→ **Given instruction**: Write out every line of the material as it stands, apart from the pictures.

* * * * *

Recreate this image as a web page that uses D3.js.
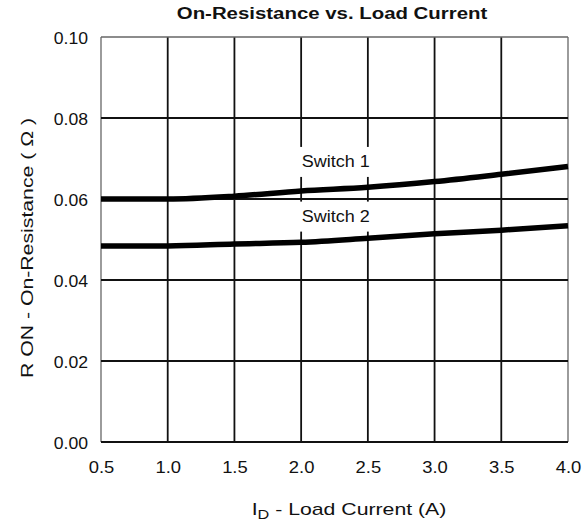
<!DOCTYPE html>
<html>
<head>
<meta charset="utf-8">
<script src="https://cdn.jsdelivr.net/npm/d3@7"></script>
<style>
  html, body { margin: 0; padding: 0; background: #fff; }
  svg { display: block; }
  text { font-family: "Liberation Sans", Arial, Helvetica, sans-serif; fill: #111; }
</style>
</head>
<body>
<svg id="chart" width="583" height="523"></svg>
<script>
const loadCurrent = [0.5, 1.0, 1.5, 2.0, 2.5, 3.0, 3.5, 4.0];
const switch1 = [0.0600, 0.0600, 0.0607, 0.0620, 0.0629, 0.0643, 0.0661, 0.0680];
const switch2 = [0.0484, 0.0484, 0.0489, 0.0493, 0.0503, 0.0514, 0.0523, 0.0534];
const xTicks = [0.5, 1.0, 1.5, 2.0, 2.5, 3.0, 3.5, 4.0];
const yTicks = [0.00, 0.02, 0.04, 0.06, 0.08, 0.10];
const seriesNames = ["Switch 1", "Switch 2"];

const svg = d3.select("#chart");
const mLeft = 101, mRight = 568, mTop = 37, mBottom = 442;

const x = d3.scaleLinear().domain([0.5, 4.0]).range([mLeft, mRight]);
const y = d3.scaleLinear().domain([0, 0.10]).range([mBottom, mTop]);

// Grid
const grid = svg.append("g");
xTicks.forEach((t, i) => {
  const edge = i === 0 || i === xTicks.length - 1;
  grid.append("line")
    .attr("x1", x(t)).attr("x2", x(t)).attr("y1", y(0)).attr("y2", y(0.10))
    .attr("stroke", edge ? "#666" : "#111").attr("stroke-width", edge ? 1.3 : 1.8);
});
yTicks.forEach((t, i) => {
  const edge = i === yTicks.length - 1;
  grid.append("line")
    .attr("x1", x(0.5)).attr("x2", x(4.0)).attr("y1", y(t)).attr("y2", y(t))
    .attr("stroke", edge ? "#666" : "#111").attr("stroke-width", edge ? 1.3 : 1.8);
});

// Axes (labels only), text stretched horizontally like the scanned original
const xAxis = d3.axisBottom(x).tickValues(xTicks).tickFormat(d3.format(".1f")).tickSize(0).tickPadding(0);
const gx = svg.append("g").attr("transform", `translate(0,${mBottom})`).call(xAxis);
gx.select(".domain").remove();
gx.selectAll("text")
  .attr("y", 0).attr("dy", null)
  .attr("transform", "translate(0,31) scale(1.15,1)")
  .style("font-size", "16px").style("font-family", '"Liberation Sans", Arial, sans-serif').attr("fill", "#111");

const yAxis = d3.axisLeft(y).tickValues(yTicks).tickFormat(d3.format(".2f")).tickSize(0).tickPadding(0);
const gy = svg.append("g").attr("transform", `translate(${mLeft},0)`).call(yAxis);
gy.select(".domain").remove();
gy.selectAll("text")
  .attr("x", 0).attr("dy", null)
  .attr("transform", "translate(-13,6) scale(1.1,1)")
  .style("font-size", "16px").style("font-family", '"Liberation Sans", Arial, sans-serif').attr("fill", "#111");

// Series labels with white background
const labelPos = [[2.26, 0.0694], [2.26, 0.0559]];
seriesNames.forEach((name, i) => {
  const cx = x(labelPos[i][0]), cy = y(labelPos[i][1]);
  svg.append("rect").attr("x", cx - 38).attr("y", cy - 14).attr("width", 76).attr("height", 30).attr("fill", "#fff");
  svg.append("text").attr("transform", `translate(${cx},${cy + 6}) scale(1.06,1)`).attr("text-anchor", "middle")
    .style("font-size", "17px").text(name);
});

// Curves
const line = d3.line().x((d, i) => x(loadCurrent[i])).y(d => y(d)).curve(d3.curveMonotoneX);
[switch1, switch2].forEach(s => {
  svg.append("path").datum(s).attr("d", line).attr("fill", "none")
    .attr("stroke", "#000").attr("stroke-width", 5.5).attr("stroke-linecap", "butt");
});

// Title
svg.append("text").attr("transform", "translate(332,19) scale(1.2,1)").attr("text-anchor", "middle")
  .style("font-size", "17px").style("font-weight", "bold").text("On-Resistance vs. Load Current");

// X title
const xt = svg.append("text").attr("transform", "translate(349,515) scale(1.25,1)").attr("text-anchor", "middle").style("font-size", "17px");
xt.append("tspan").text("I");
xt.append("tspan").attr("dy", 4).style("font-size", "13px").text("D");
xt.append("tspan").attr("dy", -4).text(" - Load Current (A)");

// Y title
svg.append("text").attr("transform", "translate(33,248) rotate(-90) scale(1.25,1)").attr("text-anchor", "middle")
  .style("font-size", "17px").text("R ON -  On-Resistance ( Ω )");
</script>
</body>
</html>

* * * * *

→ **Response below**:
Recreate this image as a web page that uses D3.js.
<!DOCTYPE html>
<html>
<head>
<meta charset="utf-8">
<script src="https://cdn.jsdelivr.net/npm/d3@7"></script>
<style>
  html, body { margin: 0; padding: 0; background: #fff; }
  svg { display: block; }
  text { font-family: "Liberation Sans", Arial, Helvetica, sans-serif; fill: #111; }
</style>
</head>
<body>
<svg id="chart" width="583" height="523"></svg>
<script>
const loadCurrent = [0.5, 1.0, 1.5, 2.0, 2.5, 3.0, 3.5, 4.0];
const switch1 = [0.0600, 0.0600, 0.0607, 0.0620, 0.0629, 0.0643, 0.0661, 0.0680];
const switch2 = [0.0484, 0.0484, 0.0489, 0.0493, 0.0503, 0.0514, 0.0523, 0.0534];
const xTicks = [0.5, 1.0, 1.5, 2.0, 2.5, 3.0, 3.5, 4.0];
const yTicks = [0.00, 0.02, 0.04, 0.06, 0.08, 0.10];
const seriesNames = ["Switch 1", "Switch 2"];

const svg = d3.select("#chart");
const mLeft = 101, mRight = 568, mTop = 37, mBottom = 442;

const x = d3.scaleLinear().domain([0.5, 4.0]).range([mLeft, mRight]);
const y = d3.scaleLinear().domain([0, 0.10]).range([mBottom, mTop]);

// Grid
const grid = svg.append("g");
xTicks.forEach((t, i) => {
  const edge = i === 0 || i === xTicks.length - 1;
  grid.append("line")
    .attr("x1", x(t)).attr("x2", x(t)).attr("y1", y(0)).attr("y2", y(0.10))
    .attr("stroke", edge ? "#666" : "#111").attr("stroke-width", edge ? 1.3 : 1.8);
});
yTicks.forEach((t, i) => {
  const edge = i === yTicks.length - 1;
  grid.append("line")
    .attr("x1", x(0.5)).attr("x2", x(4.0)).attr("y1", y(t)).attr("y2", y(t))
    .attr("stroke", edge ? "#666" : "#111").attr("stroke-width", edge ? 1.3 : 1.8);
});

// Axes (labels only), text stretched horizontally like the scanned original
const xAxis = d3.axisBottom(x).tickValues(xTicks).tickFormat(d3.format(".1f")).tickSize(0).tickPadding(0);
const gx = svg.append("g").attr("transform", `translate(0,${mBottom})`).call(xAxis);
gx.select(".domain").remove();
gx.selectAll("text")
  .attr("y", 0).attr("dy", null)
  .attr("transform", "translate(0,31) scale(1.15,1)")
  .style("font-size", "16px").style("font-family", '"Liberation Sans", Arial, sans-serif').attr("fill", "#111");

const yAxis = d3.axisLeft(y).tickValues(yTicks).tickFormat(d3.format(".2f")).tickSize(0).tickPadding(0);
const gy = svg.append("g").attr("transform", `translate(${mLeft},0)`).call(yAxis);
gy.select(".domain").remove();
gy.selectAll("text")
  .attr("x", 0).attr("dy", null)
  .attr("transform", "translate(-13,6) scale(1.1,1)")
  .style("font-size", "16px").style("font-family", '"Liberation Sans", Arial, sans-serif').attr("fill", "#111");

// Series labels with white background
const labelPos = [[2.26, 0.0694], [2.26, 0.0559]];
seriesNames.forEach((name, i) => {
  const cx = x(labelPos[i][0]), cy = y(labelPos[i][1]);
  svg.append("rect").attr("x", cx - 38).attr("y", cy - 14).attr("width", 76).attr("height", 30).attr("fill", "#fff");
  svg.append("text").attr("transform", `translate(${cx},${cy + 6}) scale(1.06,1)`).attr("text-anchor", "middle")
    .style("font-size", "17px").text(name);
});

// Curves
const line = d3.line().x((d, i) => x(loadCurrent[i])).y(d => y(d)).curve(d3.curveMonotoneX);
[switch1, switch2].forEach(s => {
  svg.append("path").datum(s).attr("d", line).attr("fill", "none")
    .attr("stroke", "#000").attr("stroke-width", 5.5).attr("stroke-linecap", "butt");
});

// Title
svg.append("text").attr("transform", "translate(332,19) scale(1.2,1)").attr("text-anchor", "middle")
  .style("font-size", "17px").style("font-weight", "bold").text("On-Resistance vs. Load Current");

// X title
const xt = svg.append("text").attr("transform", "translate(349,515) scale(1.25,1)").attr("text-anchor", "middle").style("font-size", "17px");
xt.append("tspan").text("I");
xt.append("tspan").attr("dy", 4).style("font-size", "13px").text("D");
xt.append("tspan").attr("dy", -4).text(" - Load Current (A)");

// Y title
svg.append("text").attr("transform", "translate(33,248) rotate(-90) scale(1.25,1)").attr("text-anchor", "middle")
  .style("font-size", "17px").text("R ON -  On-Resistance ( Ω )");
</script>
</body>
</html>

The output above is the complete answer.